**Request:**
Please, without the pictures, retype exactly the lines from the start of the material through the line that holds "from matplotlib.ticker import".

**Dataset content:**
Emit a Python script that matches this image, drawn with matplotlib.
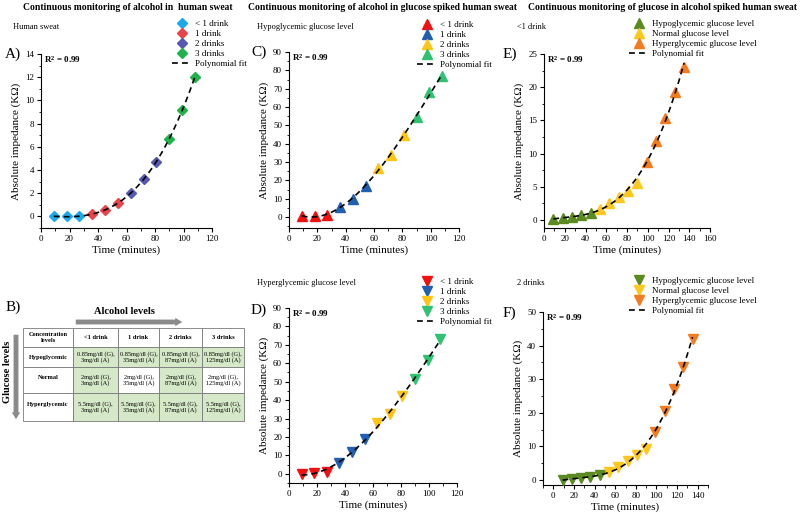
import numpy as np
import matplotlib.pyplot as plt
from matplotlib.ticker import AutoMinorLocator, MultipleLocator

plt.rcParams['font.family'] = ['Liberation Serif', 'DejaVu Serif']
plt.rcParams['mathtext.fontset'] = 'custom'
plt.rcParams['mathtext.rm'] = 'Liberation Serif'
plt.rcParams['mathtext.bf'] = 'Liberation Serif:bold'

# ---- data ----
time_12 = [9, 18, 27, 36, 45, 54, 63, 72, 81, 90, 99, 108]
time_15 = [9, 18, 27, 36, 45, 54, 63, 72, 81, 90, 99, 108, 117, 126, 135]

drink_labels = ['< 1 drink', '1 drink', '2 drinks', '3 drinks']
glucose_labels = ['Hypoglycemic glucose level', 'Normal glucose level',
                  'Hyperglycemic glucose level']

imp_a = [0, 0, 0, 0.2, 0.55, 1.15, 2.05, 3.2, 4.7, 6.65, 9.2, 12.0]
imp_c = [0.3, 0.8, 1.2, 5.5, 10, 17, 26.5, 34, 44.5, 54.5, 68, 77]
imp_d = [0, 0.3, 1.0, 6, 12, 19, 27.5, 32.5, 42, 51.5, 62, 73]
imp_e = [0.1, 0.3, 0.5, 0.8, 1.1, 1.7, 2.5, 3.4, 4.4, 5.6, 8.7, 11.9, 15.4, 19.3, 23.1]
imp_f = [0, 0.2, 0.5, 1.0, 1.5, 2.5, 3.8, 5.5, 7.5, 9.3, 14.3, 20.6, 27, 33.7, 42]

col_a = ['#1aa9ec', '#e8444c', '#5659b2', '#21b24c']
col_cd = ['#f01010', '#2160b0', '#ffc414', '#2fc272']
col_ef = ['#5b8b20', '#ffc81e', '#f57b20']

# table B
tab_cols = ['Concentration\nlevels', '<1 drink', '1 drink', '2 drinks', '3 drinks']
tab_rows = ['Hypoglycemic', 'Normal', 'Hyperglycemic']
glu_conc = ['0.85mg/dl (G),', '2mg/dl (G),', '5.5mg/dl (G),']
alc_conc = ['3mg/dl (A)', '35mg/dl (A)', '87mg/dl (A)', '125mg/dl (A)']
green_cells = [[1, 1, 1, 1], [1, 0, 1, 0], [1, 1, 1, 1]]

W, H = 800, 515
fig = plt.figure(figsize=(8, 5.15), dpi=100)


def px_axes(l, t, r, b):
    return fig.add_axes([l / W, 1 - b / H, (r - l) / W, (b - t) / H])


def style(ax, xlim, ylim, xmaj, ymaj):
    ax.set_xlim(*xlim)
    ax.set_ylim(*ylim)
    ax.xaxis.set_major_locator(MultipleLocator(xmaj))
    ax.yaxis.set_major_locator(MultipleLocator(ymaj))
    ax.xaxis.set_minor_locator(AutoMinorLocator(2))
    ax.yaxis.set_minor_locator(AutoMinorLocator(2))
    for s in ['top', 'right']:
        ax.spines[s].set_visible(False)
    for s in ['left', 'bottom']:
        ax.spines[s].set_linewidth(0.8)
    ax.tick_params(which='major', direction='out', length=3, width=0.8, labelsize=6.5, pad=2)
    ax.tick_params(which='minor', direction='out', length=1.8, width=0.6)
    ax.set_xlabel('Time (minutes)', fontsize=8, labelpad=2)
    ax.set_ylabel('Absolute impedance (K\u03a9)', fontsize=8, labelpad=3)
    ax.text(0.02, 1.0, r'$\mathbf{R^2}$ = 0.99', transform=ax.transAxes,
            fontsize=6.5, fontweight='bold', va='top', ha='left')


def draw(ax, t, y, groups, colors, labels, marker, ms):
    handles = []
    i = 0
    for n, c, lab in zip(groups, colors, labels):
        h, = ax.plot(t[i:i + n], y[i:i + n], ls='none', marker=marker, ms=ms,
                     color=c, mec=c, label=lab, zorder=3)
        handles.append(h)
        i += n
    coef = np.polyfit(t, y, 3)
    xs = np.linspace(t[0], t[-1], 200)
    f, = ax.plot(xs, np.polyval(coef, xs), color='black', lw=1.2,
                 ls=(0, (3.5, 2.5)), label='Polynomial fit', zorder=4)
    handles.append(f)
    return handles


def legend(ax, handles, x, y):
    ax.legend(handles=handles, loc='upper left', bbox_to_anchor=(x / W, 1 - y / H),
              bbox_transform=fig.transFigure, frameon=False, fontsize=6.5,
              handlelength=2.2, handletextpad=0.35, labelspacing=0.18,
              borderpad=0, borderaxespad=0)


# A
ax_a = px_axes(41, 54, 212, 228)
h = draw(ax_a, time_12, imp_a, [3, 3, 3, 3], col_a, drink_labels, 'D', 5.5)
style(ax_a, (0, 120), (-1, 14), 20, 2)
legend(ax_a, h, 172, 20)

# C
ax_c = px_axes(289, 52, 459, 228)
h = draw(ax_c, time_12, imp_c, [3, 3, 3, 3], col_cd, drink_labels, '^', 6.5)
style(ax_c, (0, 120), (-6, 90), 20, 10)
legend(ax_c, h, 417, 21)

# E
ax_e = px_axes(544, 54, 710, 228)
h = draw(ax_e, time_15, imp_e, [5, 5, 5], col_ef, glucose_labels, '^', 6.5)
style(ax_e, (0, 160), (-1.2, 25), 20, 5)
legend(ax_e, h, 629, 20)

# D
ax_d = px_axes(289, 308, 457, 483)
h = draw(ax_d, time_12, imp_d, [3, 3, 3, 3], col_cd, drink_labels, 'v', 6.5)
style(ax_d, (0, 120), (-5, 90), 20, 10)
legend(ax_d, h, 417, 278)

# F
ax_f = px_axes(543, 312, 708, 485)
h = draw(ax_f, time_15, imp_f, [5, 5, 5], col_ef, glucose_labels, 'v', 6.5)
style(ax_f, (-10, 150), (-1.5, 50), 20, 10)
legend(ax_f, h, 629, 277)


# titles and sub titles
def ftxt(x, y, s, **kw):
    fig.text(x / W, 1 - y / H, s, **kw)


ftxt(128, 8, 'Continuous monitoring of alcohol in  human sweat', fontsize=6.9,
     fontweight='bold', ha='center', va='center')
ftxt(382, 8, 'Continuous monitoring of alcohol in glucose spiked human sweat', fontsize=6.9,
     fontweight='bold', ha='center', va='center')
ftxt(662, 8, 'Continuous monitoring of glucose in alcohol spiked human sweat', fontsize=6.9,
     fontweight='bold', ha='center', va='center')
ftxt(13, 27, 'Human sweat', fontsize=6, va='center')
ftxt(257, 27, 'Hypoglycemic glucose level', fontsize=6, va='center')
ftxt(517, 27, '<1 drink', fontsize=6, va='center')
ftxt(257, 283, 'Hyperglycemic glucose level', fontsize=6, va='center')
ftxt(517, 283, '2 drinks', fontsize=6, va='center')
panel_tags = [('A)', 5, 54), ('C)', 251, 52), ('E)', 503, 54),
              ('B)', 6, 307), ('D)', 251, 310), ('F)', 503, 313)]
for lab, x, y in panel_tags:
    ftxt(x, y, lab, fontsize=11, va='center')

# table B
ax_t = px_axes(23, 328, 244, 421)
ax_t.axis('off')
cell_text = [list(tab_cols)]
cell_col = [['white'] * 5]
for r, rname in enumerate(tab_rows):
    pad = '' if r == 0 else '\n '
    row = [rname + pad]
    cols = ['white']
    for c in range(4):
        row.append(glu_conc[r] + '\n' + alc_conc[c])
        cols.append('#d5e8c8' if green_cells[r][c] else 'white')
    cell_text.append(row)
    cell_col.append(cols)
col_w = [50, 45, 41, 43, 42]
row_h = [19, 20, 26, 28]
tb = ax_t.table(cellText=cell_text, cellColours=cell_col, cellLoc='center',
                colWidths=[w / sum(col_w) for w in col_w], bbox=[0, 0, 1, 1])
tb.auto_set_font_size(False)
for (r, c), cell in tb.get_celld().items():
    cell.set_height(row_h[r] / sum(row_h))
    cell.set_edgecolor('#7a7a7a')
    cell.set_linewidth(0.6)
    cell.get_text().set_fontsize(4.6)
    cell.PAD = 0.02
    if r == 0 or c == 0:
        cell.get_text().set_fontweight('bold')

# overlay for arrows of table
ov = fig.add_axes([0, 0, 1, 1], zorder=-1)
ov.set_xlim(0, W)
ov.set_ylim(H, 0)
ov.axis('off')
arrow_style = 'simple,head_length=0.5,head_width=0.6,tail_width=0.35'
ov.annotate('', xy=(185, 322), xytext=(73, 322),
            arrowprops=dict(arrowstyle=arrow_style, color='#8a8a8a', lw=0))
ov.annotate('', xy=(16, 422), xytext=(16, 332),
            arrowprops=dict(arrowstyle=arrow_style, color='#8a8a8a', lw=0))
ftxt(124, 312, 'Alcohol levels', fontsize=7.5, fontweight='bold', ha='center', va='center')
fig.text(8 / W, 1 - 372 / H, 'Glucose levels', fontsize=7.5, fontweight='bold',
         rotation=90, ha='center', va='center')

fig.savefig('out.png', dpi=100)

**Response:**
Emit a Python script that matches this image, drawn with matplotlib.
import numpy as np
import matplotlib.pyplot as plt
from matplotlib.ticker import AutoMinorLocator, MultipleLocator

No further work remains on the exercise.